Friday, September 14, 2012

#322: The Complete Mr. Arkadin

(Orson Welles, 1955)

Excepting people like Jean Vigo and James Dean who died young, there is perhaps no career in film history more tragic than that of Orson Welles. Director of the greatest second greatest film ever made, Welles followed up his debut with another masterpiece in The Magnificent Ambersons. Yet this film was massacred by the studio, who eliminated nearly half of the running time and butchered what was left, leaving a husk of Welles's intended work. Tragically, this was a harbinger of how his career would continue, and the rest of his oeuvre is filled with  severely altered works, half-made epics, and a long trail of never-made screenplays and treatments.

Although The Magnificent Ambersons and Touch of Evil often get more attention for their checkered post-production history, Mr. Arkadin is certainly the greatest mystery in Welles's career. Made in 1955, the film went through multiple iterations in its initial release across Europe and the US. The famously contrarian Cahiers writers declared it better than Citizen Kane upon its release, despite the fact that the cut they saw was not finished or approved by Welles. Viewing that version now, along with the Criterion version that attempts to most closely approximate Welles's original intentions, it seems almost laughable that anyone would compare this film to even Welles's secondary classics like the two mentioned at the beginning of this paragraph, let alone to his greatest masterpiece.

The biggest problem with Mr. Arkadin is Robert Arden, the lead. He's simply terrible, stammering and hamming his way through what might have been a moderately enjoyable role had it been tackled by anyone competent. The addition of his narration in Confidential Report makes it even worse, since it becomes even more his picture (though the awkward cuts in this version are its real downfall). Welles is equally hammy in his fake beard and on-again off-again accent, but he was always able to carry off even the cheesiest performance with a knowing wink and childlike enthusiasm.
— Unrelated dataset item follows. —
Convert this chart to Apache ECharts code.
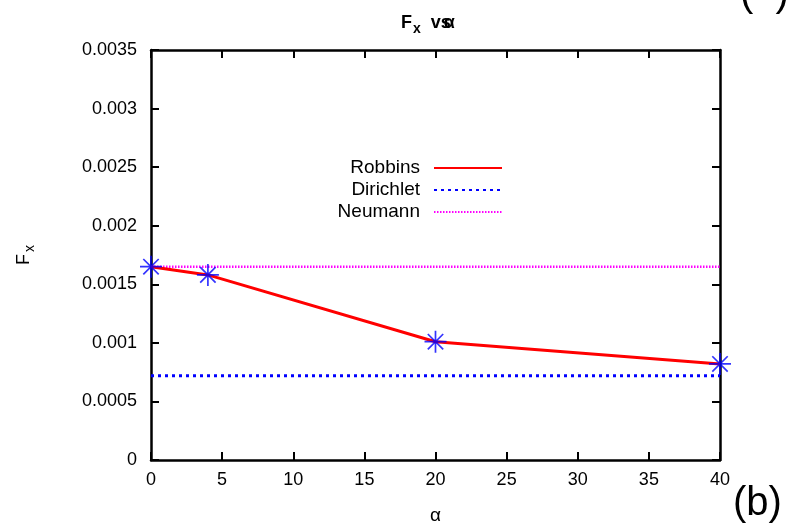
<!DOCTYPE html>
<html>
<head>
<meta charset="utf-8">
<script src="https://cdn.jsdelivr.net/npm/echarts@6/dist/echarts.min.js"></script>
<style>
  html, body { margin: 0; padding: 0; background: #fff; }
  #chart { width: 788px; height: 530px; }
</style>
</head>
<body>
<div id="chart"></div>
<script>
// data
var alphaValues = [0, 4, 20, 40];
var robbinsValues = [0.00165, 0.00158, 0.00101, 0.00082];
var dirichletValue = 0.00072;
var neumannValue = 0.00165;
var xRange = [0, 40];
var yRange = [0, 0.0035];
var seriesNames = ['Robbins', 'Dirichlet', 'Neumann'];

var FONT = '"Liberation Sans", Arial, sans-serif';

function pairs(xs, ys) {
  return xs.map(function (x, i) { return [x, ys[i]]; });
}
function flat(v) {
  return [[xRange[0], v], [xRange[1], v]];
}

var chart = echarts.init(document.getElementById('chart'));

// axis styles shared by the 4 sides (gnuplot style box with inward ticks)
function xAx(pos, labels) {
  return {
    type: 'value', position: pos, min: xRange[0], max: xRange[1], interval: 5,
    axisLine: { show: true, onZero: false, lineStyle: { color: '#000', width: 2.5 } },
    axisTick: { show: true, inside: true, length: 8, lineStyle: { color: '#000', width: 2 } },
    axisLabel: { show: labels, color: '#000', fontSize: 18, fontFamily: FONT, margin: 11 },
    splitLine: { show: false },
    name: labels ? 'α' : '', nameLocation: 'middle', nameGap: 46,
    nameTextStyle: { color: '#000', fontSize: 19, fontFamily: FONT }
  };
}
function yAx(pos, labels) {
  return {
    type: 'value', position: pos, min: yRange[0], max: yRange[1], interval: 0.0005,
    axisLine: { show: true, onZero: false, lineStyle: { color: '#000', width: 2.5 } },
    axisTick: { show: true, inside: true, length: 8, lineStyle: { color: '#000', width: 2 } },
    axisLabel: {
      show: labels, color: '#000', fontSize: 18, fontFamily: FONT, margin: 14,
      formatter: function (v) { return String(parseFloat(v.toPrecision(4))); }
    },
    splitLine: { show: false },
    name: labels ? '{f|F}{s|x}' : '', nameLocation: 'middle', nameGap: 114, nameRotate: 90,
    nameTextStyle: {
      color: '#000', fontFamily: FONT,
      rich: {
        f: { fontSize: 18, fontFamily: FONT, color: '#000' },
        s: { fontSize: 14, fontFamily: FONT, color: '#000', padding: [12, 0, 0, 2] }
      }
    }
  };
}

var option = {
  backgroundColor: '#fff',
  animation: false,
  title: {
    text: '{f|F}{s|x}{f|  vs}{a|α}',
    left: 396, top: 5,
    textStyle: {
      rich: {
        f: { fontSize: 18, fontFamily: FONT, color: '#000' },
        s: { fontSize: 14, fontFamily: FONT, color: '#000', padding: [12, 0, 0, 1] },
        a: { fontSize: 18, fontFamily: FONT, color: '#000', padding: [0, 0, 0, -7] }
      }
    }
  },
  legend: {
    data: seriesNames,
    orient: 'vertical', align: 'right',
    right: 285, top: 157,
    padding: 0, itemWidth: 68, itemHeight: 12, itemGap: 0,
    itemStyle: { opacity: 0 },
    textStyle: { color: '#000', fontSize: 19, fontFamily: FONT, lineHeight: 22, padding: [0, 9, 0, 0] }
  },
  grid: { left: 151, right: 68, top: 50, bottom: 68, containLabel: false },
  xAxis: [xAx('bottom', true), xAx('top', false)],
  yAxis: [yAx('left', true), yAx('right', false)],
  series: [
    {
      name: seriesNames[0], type: 'line', data: pairs(alphaValues, robbinsValues),
      symbol: 'none', z: 3,
      lineStyle: { color: '#ff0000', width: 3 }, itemStyle: { color: '#ff0000' }
    },
    {
      name: seriesNames[1], type: 'line', data: flat(dirichletValue),
      symbol: 'none', z: 2,
      lineStyle: { color: '#0000ff', width: 3, type: [3, 4] }, itemStyle: { color: '#0000ff' }
    },
    {
      name: seriesNames[2], type: 'line', data: flat(neumannValue),
      symbol: 'none', z: 2,
      lineStyle: { color: '#ff00ff', width: 2.5, type: [1.5, 1.5] }, itemStyle: { color: '#ff00ff' }
    },
    {
      name: 'Robbins points', type: 'scatter', data: pairs(alphaValues, robbinsValues),
      symbol: 'path://M-10,0L10,0M0,-10L0,10M-7,-7L7,7M7,-7L-7,7',
      symbolSize: 22, clip: false, z: 5,
      itemStyle: { color: 'rgba(0,0,0,0)', borderColor: '#0000ff', borderWidth: 1.7 }
    }
  ],
  graphic: [
    { type: 'text', left: 733, top: 484, style: { text: '(b)', fontSize: 40, fontFamily: FONT, fill: '#000' } },
    { type: 'text', left: 740, top: -25, style: { text: '(  )', fontSize: 40, fontFamily: FONT, fill: '#000' } }
  ]
};

chart.setOption(option);
</script>
</body>
</html>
The story of the film has some real appeal, and it's easy to see why Welles would have been interested in making it - there's a sort of Citizen Kane-through-the-looking-glass thing going on that I dig. Still, this probably wouldn't warrant a release if it wasn't for the various elements and different cuts that make this a worthwhile boxset. Then again, if it wasn't for all these disparate versions, we might have a singular, far better film - something said all too frequently about Welles's output.

By the way, I wonder why Criterion would upload the inferior Confidential Report to their Hulu page, rather than their own "definitive" edit, which they must certainly have the rights to. It's rather annoying, I think.